Auburn hopes to get its shooting eye back in its home opener against South Alabama on Friday night.
The Tigers (1-2) struggled from the field in a 63-55 loss at UCF on Monday, shooting just 32.3 percent overall and hitting just 7 of 34 3-point attempts (20.6 percent). The problem even carried over to the free-throw line, where they missed 14 of 22 attempts.
The poor shooting wasted a solid defensive effort by the Tigers, who held the Knights to just 36.8 percent from the field and forced them into 19 turnovers.
"Defensively I thought our kids played hard. I thought we had a good game plan," Auburn coach Bruce Pearl said. "To hold Central Florida down to 63 points, 37 percent shooting, turning them over 19 times, I thought we did a really good job there."
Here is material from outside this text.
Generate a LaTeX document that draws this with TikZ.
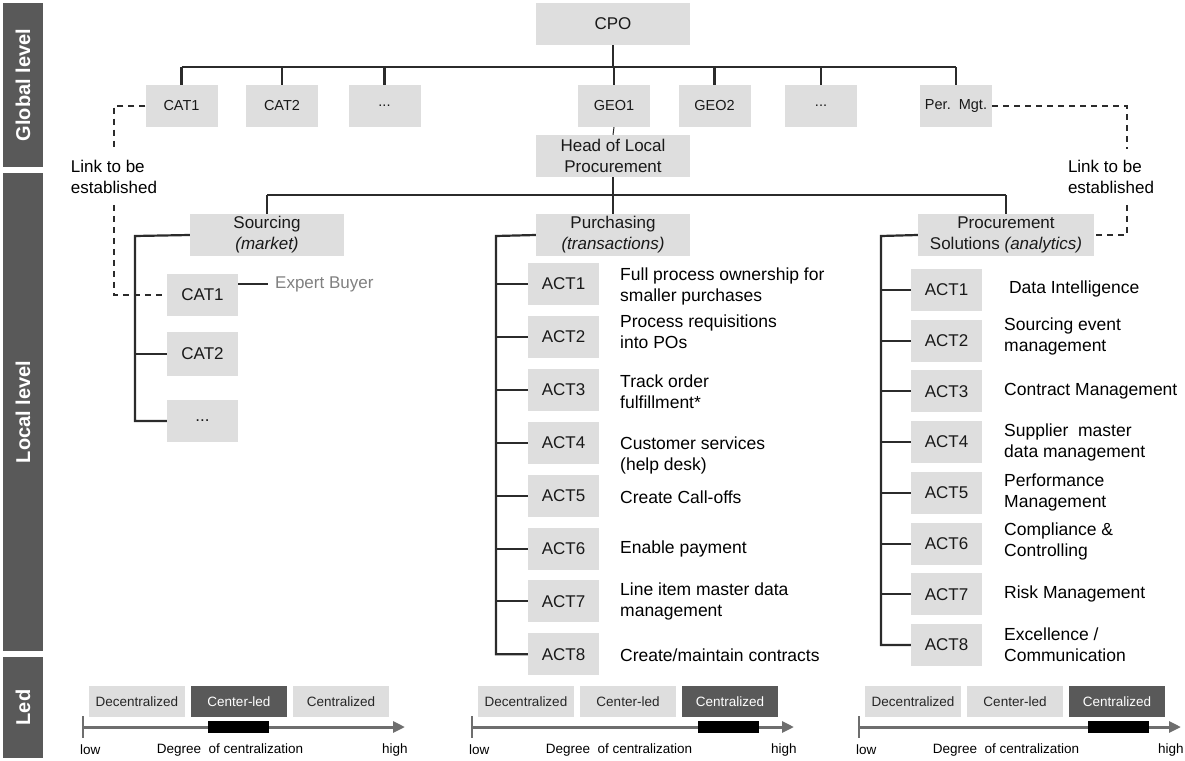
\documentclass[tikz,border=0pt]{standalone}
\usepackage{fontspec}
\setmainfont{Liberation Sans}
\usetikzlibrary{arrows.meta}

\definecolor{boxgray}{HTML}{DEDEDE}
\definecolor{bandgray}{HTML}{595959}
\definecolor{linegray}{HTML}{2B2B2B}
\definecolor{axisgray}{HTML}{6E6E6E}
\definecolor{expertgray}{HTML}{808080}

\tikzset{
  box/.style={fill=boxgray, inner sep=0pt, minimum height=42pt, align=center, text=black!90, font=\fontsize{17}{21}\selectfont},
  catbox/.style={box, minimum width=72pt, font=\fontsize{14.5}{17}\selectfont},
  actbox/.style={box, minimum width=71pt},
  band/.style={fill=bandgray, text=white, inner sep=0pt, minimum height=40pt, rotate=90, font=\bfseries\fontsize{20}{24}\selectfont},
  trunk/.style={draw=linegray, line width=2.2pt},
  branch/.style={draw=linegray, line width=2pt},
  link/.style={draw=linegray, line width=1.4pt, dash pattern=on 6pt off 5pt},
  linktext/.style={align=left, inner xsep=0pt, inner ysep=11pt, font=\fontsize{17}{21}\selectfont},
  desc/.style={anchor=west, align=left, inner sep=0pt, font=\fontsize{17.5}{21}\selectfont},
  scalebox/.style={fill=boxgray, inner sep=0pt, minimum width=96pt, minimum height=31pt, text=black!85, font=\fontsize{13.5}{16}\selectfont},
  scalelit/.style={scalebox, fill=bandgray, text=white},
  scalelabel/.style={inner sep=0pt, font=\fontsize{13.5}{16}\selectfont},
  axis/.style={draw=axisgray, line width=3pt, -{Triangle[length=12pt,width=11pt]}},
}

\begin{document}
\begin{tikzpicture}[x=1pt,y=-1pt]
\useasboundingbox (0,0) rectangle (1185,760);
% Level bands
\node[band, minimum width=164pt] (global) at (23,85) {Global level};
\node[band, minimum width=478pt] (local) at (23,412) {Local level};
\node[band, minimum width=101pt] (led) at (23,707.5) {Led};
% Global level
\node[box, minimum width=154pt] (cpo) at (613,24) {CPO};
\node[catbox] (cat1) at (181.5,106) {CAT1};
\node[catbox] (cat2) at (282,106) {CAT2};
\node[catbox] (gdots) at (384.5,106) {...};
\node[catbox] (geo1) at (614,106) {GEO1};
\node[catbox] (geo2) at (714.5,106) {GEO2};
\node[catbox] (gdotsb) at (821,106) {...};
\node[catbox] (permgt) at (956,106) {Per.\ \ Mgt.};
\coordinate (bus1) at (613,67);
\draw[trunk] (cpo.south) -- (bus1);
\draw[trunk] (cat1.north |- bus1) -- (permgt.north |- bus1);
\foreach \n in {cat1,cat2,gdots,geo1,geo2,gdotsb,permgt}
  \draw[trunk] (\n.north |- bus1) -- (\n.north);
% Local level
\node[box, minimum width=154pt] (head) at (613,156) {Head of Local\\Procurement};
\draw[branch, line width=1pt] (geo1.south) -- (head.north);
\node[box, minimum width=154pt] (src) at (267,235) {Sourcing\\\textit{(market)}};
\node[box, minimum width=154pt] (pur) at (613,235) {Purchasing\\\textit{(transactions)}};
\node[box, minimum width=176pt] (sol) at (1006,235) {Procurement\\Solutions \textit{(analytics)}};
\coordinate (bus2) at (613,195);
\draw[trunk] (head.south) -- (bus2);
\draw[trunk] (src.north |- bus2) -- (sol.north |- bus2);
\foreach \n in {src,pur,sol}
  \draw[trunk] (\n.north |- bus2) -- (\n.north);
% Sourcing
\node[actbox] (lcat1) at (202.5,295) {CAT1};
\node[actbox, minimum height=44pt] (lcat2) at (202.5,354) {CAT2};
\node[actbox] (lcdots) at (202.5,421) {...};
\coordinate (sspine) at (135,236);
\draw[trunk] (src.west) -- (sspine) |- (lcdots.west);
\draw[branch] (sspine |- lcat2.west) -- (lcat2.west);
\node[anchor=west, inner xsep=7pt, inner ysep=0pt, text=expertgray, font=\fontsize{17}{21}\selectfont] (expert) at (268,284) {Expert Buyer};
\draw[branch, line width=1.4pt] (expert.west -| lcat1.east) -- (expert.west);
% Links to be established
\node[linktext] (linkl) at (114,177) {Link to be\\established};
\draw[link] (cat1.west) -| (linkl.north);
\draw[link] (linkl.south) |- (lcat1.west);
\node[linktext] (linkr) at (1111,177) {Link to be\\established};
\draw[link] (permgt.east) -| ([xshift=16pt]linkr.north);
\draw[link] ([xshift=16pt]linkr.south) |- (sol.east);
% Purchasing
\coordinate (pspine) at (496,236);
\foreach \i/\txt/\dy in {1/{Full process ownership for\\smaller purchases}/2, 2/{Process requisitions\\into POs}/-5, 3/{Track order\\fulfillment*}/2, 4/{Customer services\\(help desk)}/13, 5/{Create Call-offs}/2, 6/{Enable payment}/0, 7/{Line item master data\\management}/0, 8/{Create/maintain contracts}/1}{
  \node[actbox] (pa\i) at (563.5,{284+52.9*(\i-1)}) {ACT\i};
  \node[desc] (pt\i) at (620,{284+52.9*(\i-1)+(\dy)}) {\txt};
}
\draw[trunk] (pur.west) -- (pspine) |- (pa8.west);
\foreach \i in {1,...,7}
  \draw[branch] (pspine |- pa\i.west) -- (pa\i.west);
% Procurement solutions
\coordinate (tspine) at (881,236);
\foreach \i/\txt/\dy in {1/{\ Data Intelligence}/-1, 2/{Sourcing event\\management}/-4, 3/{Contract Management}/0, 4/{Supplier\ \ master\\data management}/0, 5/{Performance\\Management}/0, 6/{Compliance \&\\Controlling}/-2, 7/{Risk Management}/0, 8/{Excellence /\\Communication}/0}{
  \node[actbox] (sa\i) at (946.5,{290+50.7*(\i-1)}) {ACT\i};
  \node[desc] (st\i) at (1004,{290+50.7*(\i-1)+(\dy)}) {\txt};
}
\draw[trunk] (sol.west) -- (tspine) |- (sa8.west);
\foreach \i in {1,...,7}
  \draw[branch] (tspine |- sa\i.west) -- (sa\i.west);
% Degree of centralization scales
\foreach \sx/\sa/\sb/\sc/\bx [count=\k] in {83/scalebox/scalelit/scalebox/155, 472/scalebox/scalebox/scalelit/256, 859/scalebox/scalebox/scalelit/259}{
  \node[\sa] (dec\k) at ({\sx+54},701.5) {Decentralized};
  \node[\sb] (cled\k) at ({\sx+156},701.5) {Center-led};
  \node[\sc] (cent\k) at ({\sx+258},701.5) {Centralized};
  \coordinate (low\k) at (\sx,727);
  \draw[axis] (low\k) -- ++(322,0);
  \draw[draw=axisgray, line width=2.5pt] ([yshift=11pt]low\k) -- ([yshift=-11pt]low\k);
  \node[fill=black, inner sep=0pt, minimum width=61pt, minimum height=12pt] (bar\k) at ({\sx+\bx},727) {};
  \node[scalelabel, anchor=west] (lowt\k) at ({\sx-3},750) {low};
  \node[scalelabel] (deg\k) at ({\sx+147},750) {Degree\ \ of centralization};
  \node[scalelabel, anchor=west] (high\k) at ({\sx+299},750) {high};
}
\end{tikzpicture}
\end{document}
The Tigers hadn't burned up the nets in splitting two games in the opening Fort Myers (Fla.) Tip-off, shooting 40.2 percent overall in a win over Saint Joseph's and loss to top-ranked Gonzaga. But it was nothing like their frustrations at Orlando, where they started the game missing their first dozen 3-point attempts.
"It was just one of those days," said junior guard Jamal Johnson, who scored a game-high 18 points. "We couldn't buy a bucket. We couldn't make free throws. We couldn't make layups. It just happens sometimes."
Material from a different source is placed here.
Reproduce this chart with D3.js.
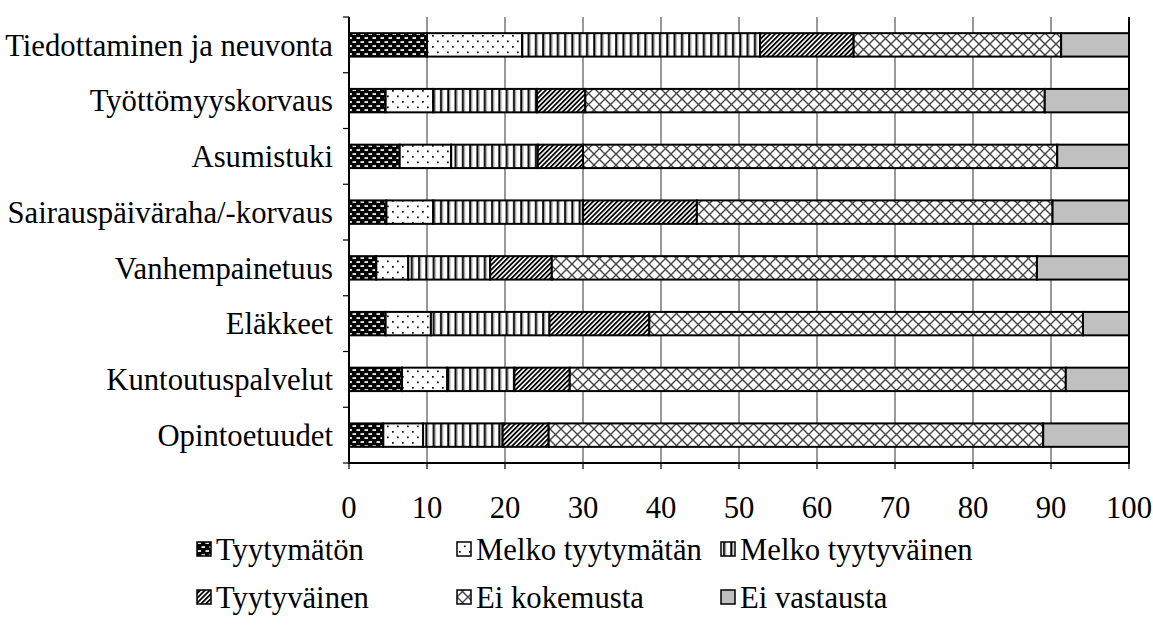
<!DOCTYPE html>
<html><head><meta charset="utf-8">
<script src="https://cdn.jsdelivr.net/npm/d3@7"></script>
<style>
body{margin:0;background:#fff;}
svg{display:block;}
text{font-family:"Liberation Serif","Times New Roman",serif;fill:#000;}
</style></head>
<body>
<svg id="chart" width="1153" height="635"></svg>
<script>
const categories = ["Tiedottaminen ja neuvonta","Työttömyyskorvaus","Asumistuki","Sairauspäiväraha/-korvaus","Vanhempainetuus","Eläkkeet","Kuntoutuspalvelut","Opintoetuudet"];
const seriesNames = ["Tyytymätön","Melko tyytymätän","Melko tyytyväinen","Tyytyväinen","Ei kokemusta","Ei vastausta"];
const tyytymaton        = [10.0, 4.7, 6.5, 4.8, 3.5, 4.7, 6.8, 4.4];
const melkoTyytymaton   = [12.2, 6.1, 6.6, 6.0, 4.1, 5.8, 5.8, 5.1];
const melkoTyytyvainen  = [30.5,13.3,11.1,19.2,10.5,15.2, 8.6,10.2];
const tyytyvainen       = [12.0, 6.2, 5.8,14.6, 7.9,12.8, 7.1, 5.9];
const eiKokemusta       = [26.6,58.9,60.8,45.6,62.2,55.6,63.6,63.4];
const eiVastausta       = [ 8.7,10.8, 9.2, 9.8,11.8, 5.9, 8.1,11.0];
const xTicks = [0,10,20,30,40,50,60,70,80,90,100];

(function(){
const seriesValues = [tyytymaton, melkoTyytymaton, melkoTyytyvainen, tyytyvainen, eiKokemusta, eiVastausta];
const keys = seriesNames;
const table = categories.map((c,i)=>{const o={cat:c}; keys.forEach((k,j)=>o[k]=seriesValues[j][i]); return o;});
const FS = 30.7;

const svg = d3.select("#chart");
const defs = svg.append("defs");

const p0 = defs.append("pattern").attr("id","pat0").attr("patternUnits","userSpaceOnUse").attr("width",8).attr("height",8);
p0.append("rect").attr("width",8).attr("height",8).attr("fill","#000");
p0.append("rect").attr("x",0.5).attr("y",1.2).attr("width",3.5).attr("height",1.7).attr("fill","#fff");
p0.append("rect").attr("x",4.5).attr("y",5.2).attr("width",3.5).attr("height",1.7).attr("fill","#fff");

const p1 = defs.append("pattern").attr("id","pat1").attr("patternUnits","userSpaceOnUse").attr("width",10).attr("height",11);
p1.append("rect").attr("width",10).attr("height",11).attr("fill","#fff");
p1.append("rect").attr("x",2).attr("y",2).attr("width",1.7).attr("height",1.7).attr("fill","#000");
p1.append("rect").attr("x",7).attr("y",7.5).attr("width",1.7).attr("height",1.7).attr("fill","#000");

const p2 = defs.append("pattern").attr("id","pat2").attr("patternUnits","userSpaceOnUse").attr("width",7.3).attr("height",10);
p2.append("rect").attr("width",7.3).attr("height",10).attr("fill","#fff");
p2.append("rect").attr("x",2).attr("y",0).attr("width",2).attr("height",10).attr("fill","#000");
p2.append("rect").attr("x",4).attr("y",0).attr("width",1).attr("height",10).attr("fill","#888");

const p3 = defs.append("pattern").attr("id","pat3").attr("patternUnits","userSpaceOnUse").attr("width",3.4).attr("height",10).attr("patternTransform","rotate(45)");
p3.append("rect").attr("width",3.4).attr("height",10).attr("fill","#fff");
p3.append("rect").attr("x",0).attr("y",0).attr("width",1.8).attr("height",10).attr("fill","#000");

const p4 = defs.append("pattern").attr("id","pat4").attr("patternUnits","userSpaceOnUse").attr("width",11).attr("height",11);
p4.append("rect").attr("width",11).attr("height",11).attr("fill","#fff");
p4.append("path").attr("d","M0,0L11,11M11,0L0,11").attr("stroke","#444").attr("stroke-width",1.4).attr("fill","none");

const fills = ["url(#pat0)","url(#pat1)","url(#pat2)","url(#pat3)","url(#pat4)","#c0c0c0"];

const L = 349, R = 1129, T = 17, B = 463;
const x = d3.scaleLinear().domain([0,100]).range([L,R]);
const y = d3.scaleBand().domain(categories).range([T,B]).paddingInner(0.58).paddingOuter(0.29);

svg.append("g").selectAll("line").data(xTicks.filter(d=>d>0)).join("line")
  .attr("x1",d=>x(d)).attr("x2",d=>x(d)).attr("y1",T).attr("y2",B)
  .attr("stroke",d=>d===100?"#000":"#555").attr("stroke-width",d=>d===100?2:1.2);

const stack = d3.stack().keys(keys)(table);
svg.append("g").selectAll("g").data(stack).join("g")
  .attr("fill",(d,i)=>fills[i])
  .selectAll("rect").data(d=>d).join("rect")
  .attr("x",d=>x(d[0])).attr("width",d=>x(d[1])-x(d[0]))
  .attr("y",d=>y(d.data.cat)).attr("height",y.bandwidth())
  .attr("stroke","#000").attr("stroke-width",2);

const step = y.step();
const yTickPos = d3.range(categories.length+1).map(i=>T+i*step);
svg.append("line").attr("x1",L).attr("x2",L).attr("y1",T).attr("y2",B).attr("stroke","#000").attr("stroke-width",2);
svg.append("g").selectAll("line").data(yTickPos).join("line")
  .attr("x1",L-6).attr("x2",L).attr("y1",d=>d).attr("y2",d=>d).attr("stroke","#000").attr("stroke-width",1.2);
svg.append("g").selectAll("text").data(categories).join("text")
  .attr("x",L-16).attr("y",d=>y(d)+y.bandwidth()/2).attr("dy","0.35em")
  .attr("text-anchor","end").attr("font-size",FS).text(d=>d);

svg.append("line").attr("x1",L-1).attr("x2",R+1).attr("y1",B).attr("y2",B).attr("stroke","#000").attr("stroke-width",2);
svg.append("g").selectAll("line").data(xTicks).join("line")
  .attr("x1",d=>x(d)).attr("x2",d=>x(d)).attr("y1",B).attr("y2",B+6).attr("stroke","#000").attr("stroke-width",1.2);
svg.append("g").selectAll("text").data(xTicks).join("text")
  .attr("x",d=>x(d)).attr("y",507).attr("dy","0.35em").attr("text-anchor","middle").attr("font-size",FS).text(d=>d);

const legX = [197,457,721], legY = [549,597];
const leg = svg.append("g").selectAll("g").data(seriesNames).join("g")
  .attr("transform",(d,i)=>`translate(${legX[i%3]},${legY[Math.floor(i/3)]})`);
leg.append("rect").attr("x",0).attr("y",-7).attr("width",14).attr("height",14)
  .attr("fill",(d,i)=>fills[i]).attr("stroke","#000").attr("stroke-width",1.5);
leg.append("text").attr("x",19).attr("y",0).attr("dy","0.35em").attr("font-size",FS).text(d=>d);
})();
</script>
</body></html>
South Alabama, which lost to the Tigers by one point last year, is coming off an 86-47 victory over Emmanuel (Ga.). The Jaguars (3-1) opened their season with wins over Florida Atlantic and Mobile before losing to Jacksonville State.
The Jaguars were 11 of 26 from 3-point range in their win over Emmanuel. Now they are going on the road for the first time.
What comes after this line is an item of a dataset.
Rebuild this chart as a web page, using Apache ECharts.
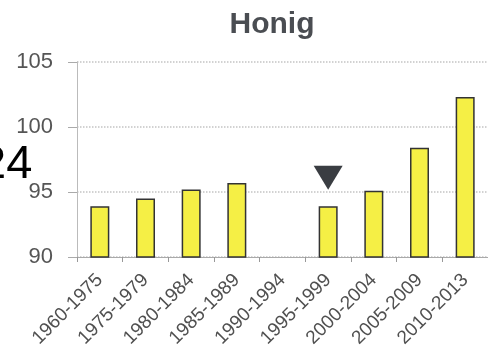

"Obviously, this is a huge one for our fan base and our program to go to Auburn and play," Jaguars coach Richie Riley said. "Bruce Pearl is not only one of the best college basketball coaches right now, but he goes down as one of the best program builders of all time. What he has done at every stop that he has been at is things you couldn't believe."
Pearl is looking forward to getting home.
"Maybe we'll play better at home just from the familiarity of it," he said.